# Supplied entries
-- Start --
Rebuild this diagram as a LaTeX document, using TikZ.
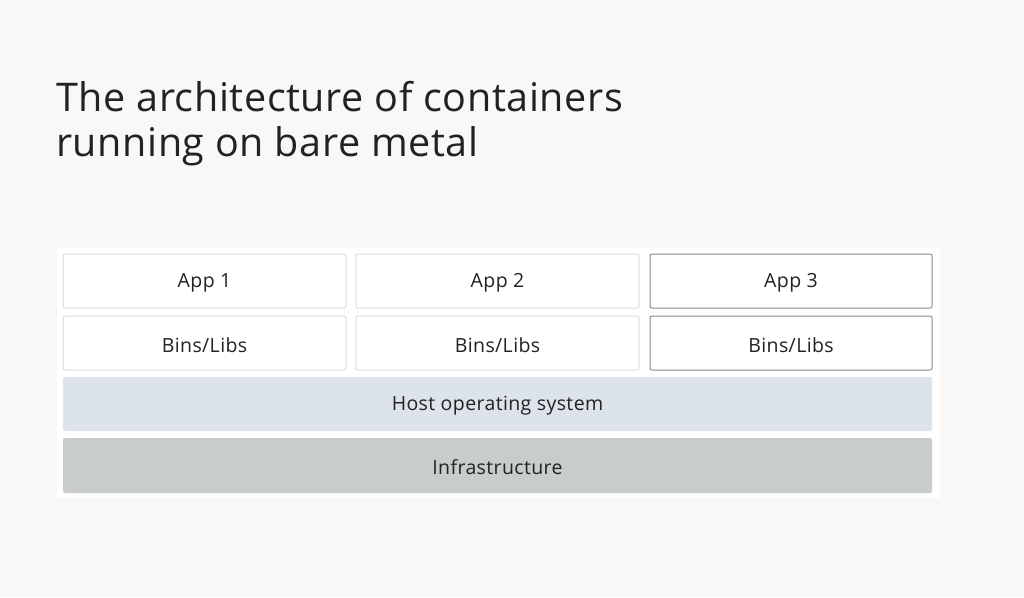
-- End --
-- Start --
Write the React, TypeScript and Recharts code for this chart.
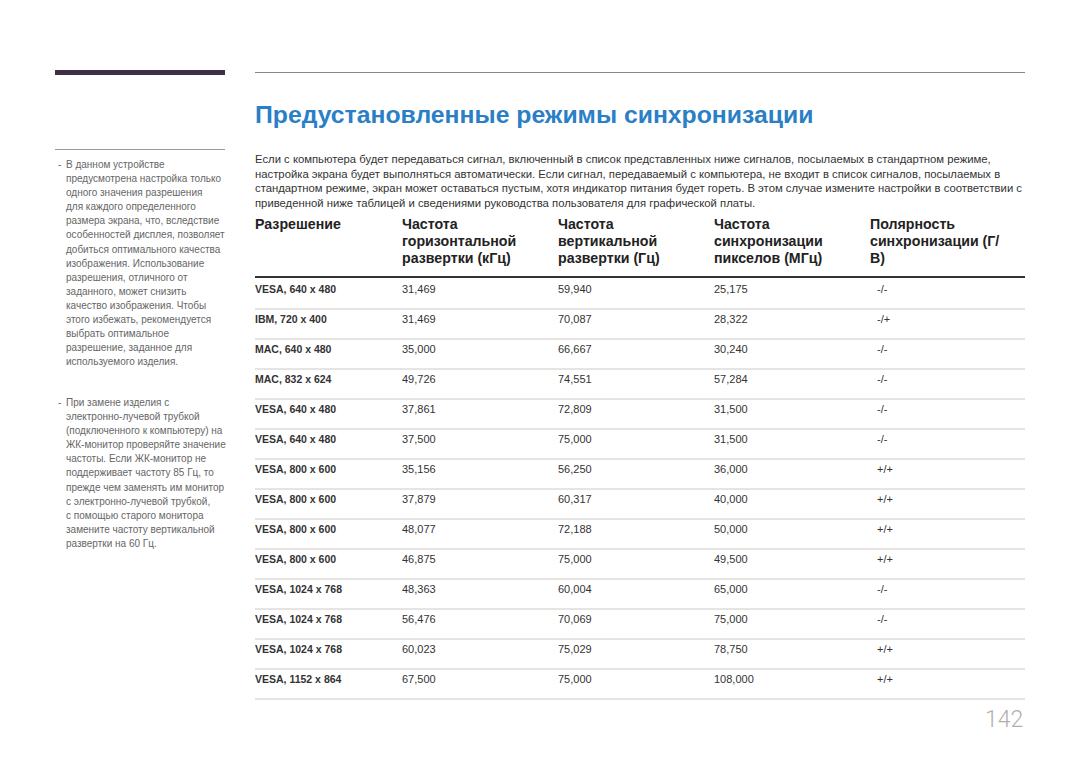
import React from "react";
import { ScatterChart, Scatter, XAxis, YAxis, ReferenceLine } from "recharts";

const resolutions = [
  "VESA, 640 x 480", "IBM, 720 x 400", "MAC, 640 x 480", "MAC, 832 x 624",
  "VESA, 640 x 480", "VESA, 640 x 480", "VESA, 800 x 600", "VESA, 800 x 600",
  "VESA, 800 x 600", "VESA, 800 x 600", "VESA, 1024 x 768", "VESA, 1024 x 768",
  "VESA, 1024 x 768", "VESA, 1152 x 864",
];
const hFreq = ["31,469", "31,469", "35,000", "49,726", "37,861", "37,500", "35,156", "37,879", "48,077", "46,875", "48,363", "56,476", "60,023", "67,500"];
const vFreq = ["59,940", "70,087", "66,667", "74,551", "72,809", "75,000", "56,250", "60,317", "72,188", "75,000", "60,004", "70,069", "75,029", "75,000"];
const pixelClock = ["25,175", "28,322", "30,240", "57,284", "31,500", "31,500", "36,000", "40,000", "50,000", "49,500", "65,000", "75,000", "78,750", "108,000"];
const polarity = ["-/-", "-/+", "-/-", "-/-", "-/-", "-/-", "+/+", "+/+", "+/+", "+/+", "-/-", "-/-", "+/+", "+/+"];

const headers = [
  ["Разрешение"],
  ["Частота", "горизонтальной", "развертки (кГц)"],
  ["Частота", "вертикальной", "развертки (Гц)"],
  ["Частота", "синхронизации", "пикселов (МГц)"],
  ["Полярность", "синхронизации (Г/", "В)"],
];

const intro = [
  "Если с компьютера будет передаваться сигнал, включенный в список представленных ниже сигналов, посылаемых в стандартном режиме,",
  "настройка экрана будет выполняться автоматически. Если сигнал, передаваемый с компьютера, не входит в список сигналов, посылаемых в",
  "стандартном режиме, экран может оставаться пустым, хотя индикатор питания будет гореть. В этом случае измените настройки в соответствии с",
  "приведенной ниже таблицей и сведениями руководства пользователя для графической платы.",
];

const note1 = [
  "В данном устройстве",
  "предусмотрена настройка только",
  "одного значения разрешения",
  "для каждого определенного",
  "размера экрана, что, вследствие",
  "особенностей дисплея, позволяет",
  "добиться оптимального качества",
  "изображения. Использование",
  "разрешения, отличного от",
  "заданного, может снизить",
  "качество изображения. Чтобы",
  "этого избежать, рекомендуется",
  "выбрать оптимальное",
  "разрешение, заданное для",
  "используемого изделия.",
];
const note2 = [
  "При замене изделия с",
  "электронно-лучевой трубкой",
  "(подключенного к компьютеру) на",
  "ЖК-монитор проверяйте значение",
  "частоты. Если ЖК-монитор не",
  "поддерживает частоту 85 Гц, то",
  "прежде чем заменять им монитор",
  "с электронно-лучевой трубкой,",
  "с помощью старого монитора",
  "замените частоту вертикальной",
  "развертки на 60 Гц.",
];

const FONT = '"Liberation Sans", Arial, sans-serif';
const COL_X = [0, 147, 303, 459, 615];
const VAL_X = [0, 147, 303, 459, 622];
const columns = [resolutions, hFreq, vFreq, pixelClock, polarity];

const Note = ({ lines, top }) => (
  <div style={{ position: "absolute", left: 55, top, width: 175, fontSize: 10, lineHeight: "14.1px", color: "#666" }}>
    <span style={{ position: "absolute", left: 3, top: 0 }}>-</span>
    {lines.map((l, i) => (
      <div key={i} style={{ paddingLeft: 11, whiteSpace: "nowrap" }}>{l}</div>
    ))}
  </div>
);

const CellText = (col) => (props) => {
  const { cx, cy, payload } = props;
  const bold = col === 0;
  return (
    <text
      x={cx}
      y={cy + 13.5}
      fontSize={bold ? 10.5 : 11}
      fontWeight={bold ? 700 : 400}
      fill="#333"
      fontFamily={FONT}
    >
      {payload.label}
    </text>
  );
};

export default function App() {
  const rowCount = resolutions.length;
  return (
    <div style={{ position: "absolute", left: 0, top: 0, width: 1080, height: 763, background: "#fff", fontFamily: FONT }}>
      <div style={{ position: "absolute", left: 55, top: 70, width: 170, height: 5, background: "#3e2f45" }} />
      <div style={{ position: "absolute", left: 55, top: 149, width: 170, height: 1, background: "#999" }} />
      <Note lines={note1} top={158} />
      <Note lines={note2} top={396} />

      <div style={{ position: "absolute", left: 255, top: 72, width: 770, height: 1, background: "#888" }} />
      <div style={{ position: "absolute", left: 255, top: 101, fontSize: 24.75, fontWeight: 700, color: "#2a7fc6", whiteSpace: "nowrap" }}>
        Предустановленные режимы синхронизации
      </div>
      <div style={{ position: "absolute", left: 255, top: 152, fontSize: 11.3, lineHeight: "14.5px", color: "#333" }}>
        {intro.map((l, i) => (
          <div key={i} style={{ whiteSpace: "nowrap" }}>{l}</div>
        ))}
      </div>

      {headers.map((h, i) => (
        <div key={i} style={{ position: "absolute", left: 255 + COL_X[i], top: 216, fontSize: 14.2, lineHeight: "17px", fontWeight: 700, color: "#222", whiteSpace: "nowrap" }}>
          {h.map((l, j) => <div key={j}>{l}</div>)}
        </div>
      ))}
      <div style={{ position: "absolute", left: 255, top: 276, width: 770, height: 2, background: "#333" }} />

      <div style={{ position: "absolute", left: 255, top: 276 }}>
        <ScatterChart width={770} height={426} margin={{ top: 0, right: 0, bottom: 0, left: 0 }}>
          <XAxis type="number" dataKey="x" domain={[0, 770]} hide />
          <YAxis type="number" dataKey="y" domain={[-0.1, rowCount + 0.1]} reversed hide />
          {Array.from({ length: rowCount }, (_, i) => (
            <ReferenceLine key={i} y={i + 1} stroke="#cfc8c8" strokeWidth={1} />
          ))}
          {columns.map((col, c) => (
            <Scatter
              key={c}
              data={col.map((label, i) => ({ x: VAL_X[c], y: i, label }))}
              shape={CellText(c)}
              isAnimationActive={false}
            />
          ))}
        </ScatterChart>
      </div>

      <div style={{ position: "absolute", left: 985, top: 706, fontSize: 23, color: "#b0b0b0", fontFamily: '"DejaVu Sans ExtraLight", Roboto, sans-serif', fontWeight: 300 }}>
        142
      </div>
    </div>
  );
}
-- End --
# Job
Copy every line from the entries that contains the word "this".

# Result
Rebuild this diagram as a LaTeX document, using TikZ.
Write the React, TypeScript and Recharts code for this chart.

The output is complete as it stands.